My mom shared the results of that test with me once I'd grown older, and I wasn't sure what to think when I learned this news. I'd always performed well and stood at or near the top of my classes. I wanted to believe all that effort and all those results meant I was, in fact, a genius. But in truth, I wasn't. I was a smart, capable girl who applied herself wholeheartedly.
Now many years beyond my discovery of those test results, the greater significance of that IQ test continues to demonstrate itself. It amazes me still to realize that seven-year-old girl who took that test had already discovered and readily inhabited her false-self mold. It cannot be clearer than it is for me today that it was my false self that showed up that day and every other day beside it. Only a false self learns to operate above and beyond the actual capacity of a person (or below it, for that matter).

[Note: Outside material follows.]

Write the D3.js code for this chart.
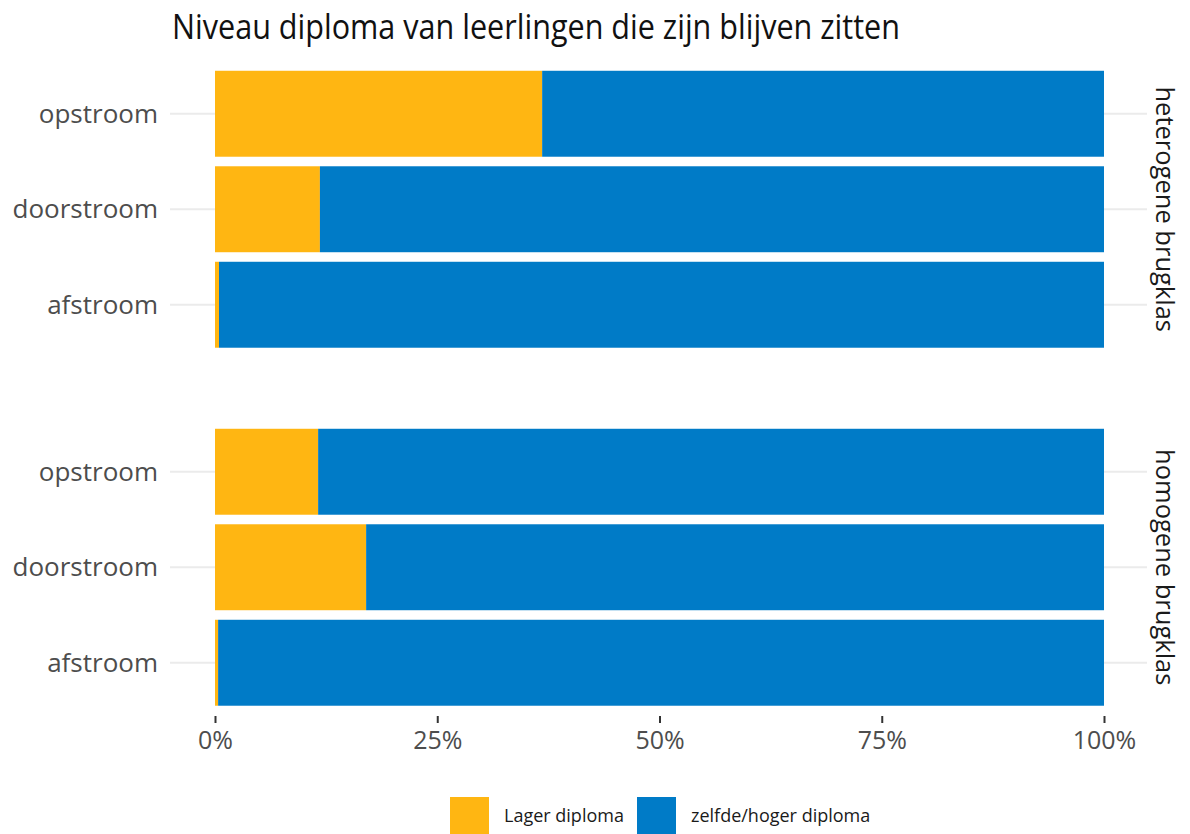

As I shared in my last post, I've been discovering a new rhythm for my life these days. It is slower than I'm used to, and that has been both wonderful and hard. On the one hand, it feels self-honoring to take things slower, to be more intentional about how I move through my day, to let thoughts and impressions sink in deeper, to let my responses come when they're ready, and to know that what is building in me as I do this will, in the end, be more solid and sure and substantive, a more true offering of me.
But it is humbling, as well. When the world is flying past me at 100 miles an hour, when everyone else has something to say, when it takes me longer to ingest the fullness of a thought than time always seems to allow, when witticisms abound and I don't always catch them on the first go-round, it's hard not to feel like some large, lumbering ox slowly moving across a free expanse where gazelles quite naturally frolic.
These days I have to trust that the real me gaining strength as I let it form organically these days is a better, more true, and healthier fit than the me that drives a world running at 130 percent throttle. As enticing a world it seems I would gain if I keep that speed on my radar, my deeper self just can't abide it. My deeper, truer self wants to be simply, unequivocally who she really is.